D’après Régine Salens qui a consacré un article à cette question en 2015, « les membres de la famille royale ne bénéficient pas de la popularité qu’un prince Alexandre de Serbie peut avoir actuellement en Serbie ou d’une reconnaissance d’un statut particulier comme le roi Michel de Roumanie et sa famille ». « Soucieux du meilleur pour sa patrie, Constantin de Grèce reste malgré tout très en marge, vivant sa vie paisiblement et ne s’investissant que par le bais de sa fondation Anna Maria sur le terrain, ce qui fait qu’au jour d’aujourd’hui le sentiment monarchiste soit extrêmement limité » confirme la journaliste sur son blog « Noblesse et Royautés ». Et pourtant les Schleswig-Holstein-Sonderbourg-Glücksbourg restent l‘objet de toutes les attentions des médias locaux qui épient le moindre geste des membres de sa famille royale adulée, courtisée ou détestée. Dernièrement, le Premier ministre Kyriákos Mitsotákis et la présidente Ekateríni Sakellaropoúlou ont reçu officiellement la reine émérite d’Espagne, Sofia de Grèce, rentrée dans son pays mais sans… son frère de souverain qui a fêté ses 80 ans en famille.

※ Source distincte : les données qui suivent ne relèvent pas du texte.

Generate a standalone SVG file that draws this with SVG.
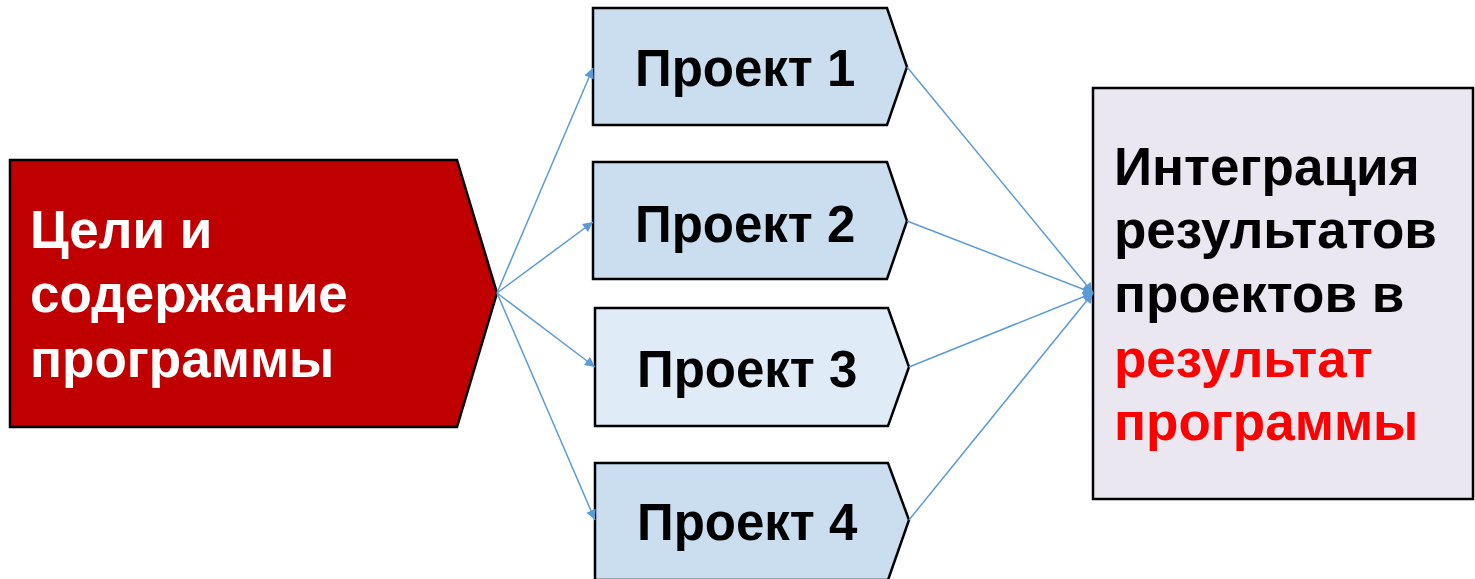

Une relation mi-figue, mi-raisin entre le gouvernement, les grecs et Constantin II qui ne permet pas d’envisager à court terme la restauration de la monarchie dans la patrie de Périclès et de Démosthène. Quand même bien si les « rois reviennent toujours », comme l'avait fait remarquer la reine Frederika de Hanovre, le retour de Constantin II sur son trône, c'est encore « Οχι ! » (non !).